Red Dead Redemption 2 may not get paid expansions or singleplayer DLC.
Rockstar games seem to be one-and-done when it comes to singleplayer, and we shouldn't expect any different with Red Dead Redemption 2. The studio takes years and years to craft sprawling, realistic worldscapes with big winding story arcs with definite beginnings, middles and ends. Starting with GTA V, all post-release content has been exclusive to a monetized online mode separate to singleplayer. After earning over $1 billion from GTA Online's microtransactions, this trend is now cemented in Rockstar's roadmap. If singleplayer is the cinematic film, then Rockstar Online (yes, there's an actual umbrella label for its online ventures) is the long-running TV show with tons of ads.
So it's no surprise that Red Dead Online continues the legacy by carving a clear line between singleplayer and multiplayer. And it's also not a surprise that Rockstar really isn't interested in paid DLC when it can earn untold millions (and sometimes $1 billion+) from online content.
It's all about expanding the game with free content that can be played over and over again, all while capitalizing on engagement and online play. Incremental free updates offer a more efficient spending economy that's instantly accessible at any time, and players are incentivized to spend small instead of in $10-20 chunks via expansions.

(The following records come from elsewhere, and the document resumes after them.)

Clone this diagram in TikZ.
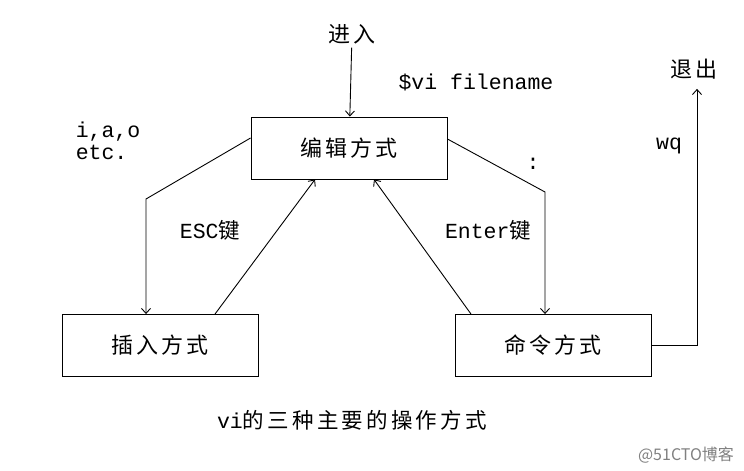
\documentclass[tikz,border=0pt]{standalone}
\usepackage{fontspec}
\setmainfont{Liberation Mono}
\newfontfamily\cjk[LetterSpace=15]{Noto Sans CJK SC}
\newfontfamily\wmfont{Noto Sans CJK SC}
\usetikzlibrary{arrows.meta}

\begin{document}
\begin{tikzpicture}[x=1pt, y=-1pt, >={Straight Barb[length=5pt,width=9pt]},
    line width=0.9pt,
    modebox/.style={draw, minimum width=196pt, minimum height=62pt, font=\fontsize{22}{24}\selectfont\cjk},
    keytext/.style={font=\fontsize{21.5}{24}\selectfont}]
    \useasboundingbox (0,0) rectangle (744,471);

    % the three modes
    \node[modebox] (edit) at (349,148) {编辑方式};
    \node[modebox] (insert) at (160,345.5) {插入方式};
    \node[modebox] (command) at (553,345.5) {命令方式};

    % entry and exit
    \node[font=\fontsize{22}{24}\selectfont\cjk] (enter) at (352,34) {进入};
    \node[font=\fontsize{22}{24}\selectfont\cjk] (quit) at (694,69) {退出};
    \coordinate (lbend) at (146,199);
    \coordinate (rbend) at (545,192);
    \coordinate (xbend) at (697,343);

    \draw[->] (enter) -- (edit);
    \draw[->] ([yshift=10pt]edit.west) -- (lbend) -- (lbend |- insert.north);
    \draw[->] ([xshift=55pt]insert.north) -- ([xshift=-34pt]edit.south);
    \draw[->] ([yshift=9pt]edit.east) -- (rbend) -- (rbend |- command.north);
    \draw[->] ([xshift=-82pt]command.north) -- ([xshift=25pt]edit.south);
    \draw[->] (command.east) -| ([xshift=3pt,yshift=-6pt]quit.south);

    % key labels
    \node[keytext] (vicmd) at (476,82) {\$vi filename};
    \node[keytext, anchor=west, align=left, font=\fontsize{21.5}{22}\selectfont] (iao) at (72,141) {i,a,o\\etc.};
    \node[keytext] (esc) at (210,230) {ESC{\cjk 键}};
    \node[keytext] (enterkey) at (488,230) {Enter{\cjk 键}};
    \node[keytext] (colon) at (533,164) {:};
    \node[keytext] (wq) at (669,146) {wq};

    % caption
    \node[keytext] (caption) at (352,420) {vi{\cjk 的三种主要的操作方式}};
    \node[text=gray, font=\fontsize{16}{18}\selectfont\wmfont] (mark) at (686,455) {@51CTO博客};
\end{tikzpicture}
\end{document}
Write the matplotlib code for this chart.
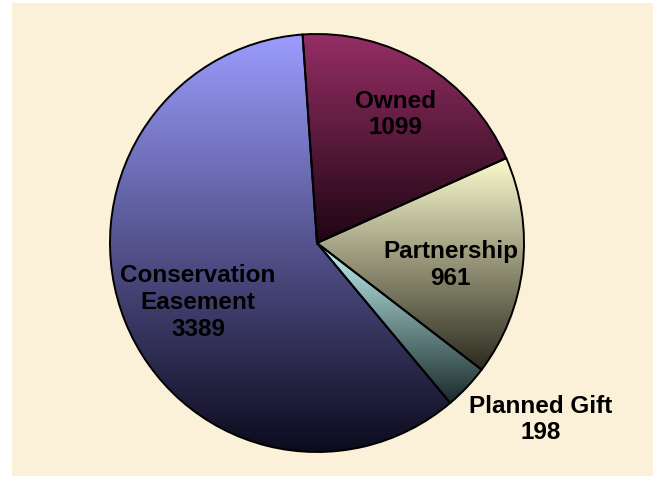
import numpy as np
import matplotlib.pyplot as plt
from matplotlib.colors import LinearSegmentedColormap

# --- Data ---
labels = ['Owned', 'Partnership', 'Planned Gift', 'Conservation\nEasement']
values = [1099, 961, 198, 3389]

# top (light) / bottom (dark) colour of each wedge's vertical gradient
top_colors = ['#962f66', '#fbfbcf', '#c4f4f4', '#9c9cff']
bottom_colors = ['#1e0512', '#2c2a1e', '#1a2a2a', '#0c0a1c']

label_pos = [(0.38, 0.62), (0.645, -0.10), (1.08, -0.84), (-0.575, -0.28)]

plt.rcParams['font.family'] = ['Liberation Sans', 'DejaVu Sans']

fig = plt.figure(figsize=(6.57, 4.81), dpi=100)
fig.patch.set_facecolor('white')

# beige panel behind everything
bg = fig.add_axes([12 / 657, 4 / 481, 641 / 657, 473 / 481], zorder=-1)
bg.set_facecolor('#fbf0d8')
bg.set_xticks([])
bg.set_yticks([])
for s in bg.spines.values():
    s.set_visible(False)

ax = fig.add_axes([110 / 657, 28 / 481, 414 / 657, 418 / 481])
ax.patch.set_alpha(0)

wedges, _ = ax.pie(values, startangle=94, counterclock=False, radius=1.0,
                   wedgeprops=dict(edgecolor='black', linewidth=1.4))
ax.set_aspect('auto')

for w, c0, c1 in zip(wedges, top_colors, bottom_colors):
    verts = w.get_path().vertices
    ymin, ymax = verts[:, 1].min(), verts[:, 1].max()
    xmin, xmax = verts[:, 0].min(), verts[:, 0].max()
    cmap = LinearSegmentedColormap.from_list('g', [c1, c0])
    grad = np.linspace(0, 1, 256).reshape(-1, 1)
    im = ax.imshow(grad, cmap=cmap, origin='lower', aspect='auto',
                   extent=(xmin, xmax, ymin, ymax), zorder=1,
                   interpolation='bilinear')
    im.set_clip_path(w)
    w.set_facecolor('none')
    w.set_zorder(2)

ax.set_aspect('auto')
ax.set_xlim(-1, 1)
ax.set_ylim(-1, 1)
ax.axis('off')

for lab, v, (x, y) in zip(labels, values, label_pos):
    ax.text(x, y, f'{lab}\n{v}', ha='center', va='center', fontsize=17.5,
            fontweight='bold', linespacing=1.2, zorder=3, clip_on=False)

fig.savefig('out.png', dpi=100)
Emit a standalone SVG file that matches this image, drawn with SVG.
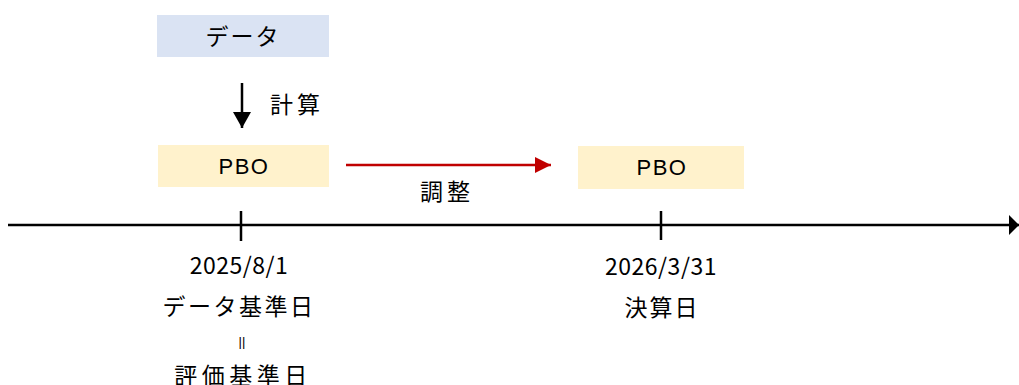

To Rockstar (and many other devs and publishers), traditional expansions have become antiquated.
Now in a recent interview with VG247, Red Dead Online producer Tarek Hamad strongly hinted Rockstar has moved on from RDR2's singleplayer.
"We've said it before, but we all love single-player games, and Red Dead Redemption 2's absolutely massive story and equally massive epilogue are hopefully evidence of that."
"The team's ambitions for Red Dead Redemption 2 were sky high in every way, and when we are building worlds of that scale, the single-player experience almost always leads the way. Our ambitions for our online games are just as high, and with Red Dead Online we are continuing to build and expand to match the world we created for Red Dead Redemption 2's story, not just with the roles but other activities, new random events, characters to meet, new ways to engage with the world and further inhabit your character, as well as trying to improve the overall experience."
Whether or not Rockstar will surprise us with an RDR2 expansion remains to be seen, but the core story definitely has an ending. Singleplayer is a means of selling the game outright, and online modes are a way to monetize it further for anyone who wants to keep playing. But I doubt we'll see the two revenue streams cross again simply because it may not be worth Rockstar's effort.
Rockstar is also pretty busy in readying Red Dead Redemption 2 for its PC release. This comes with even more work as the RDO infrastructure has to be ready to accommodate a new platform. Rockstar just released its proprietary games launcher/storefront that could be the exclusive selling point for RDR2 on PC.
And we also know Rockstar is ramping up GTA 6's development, which could look absolutely insane on next-gen consoles.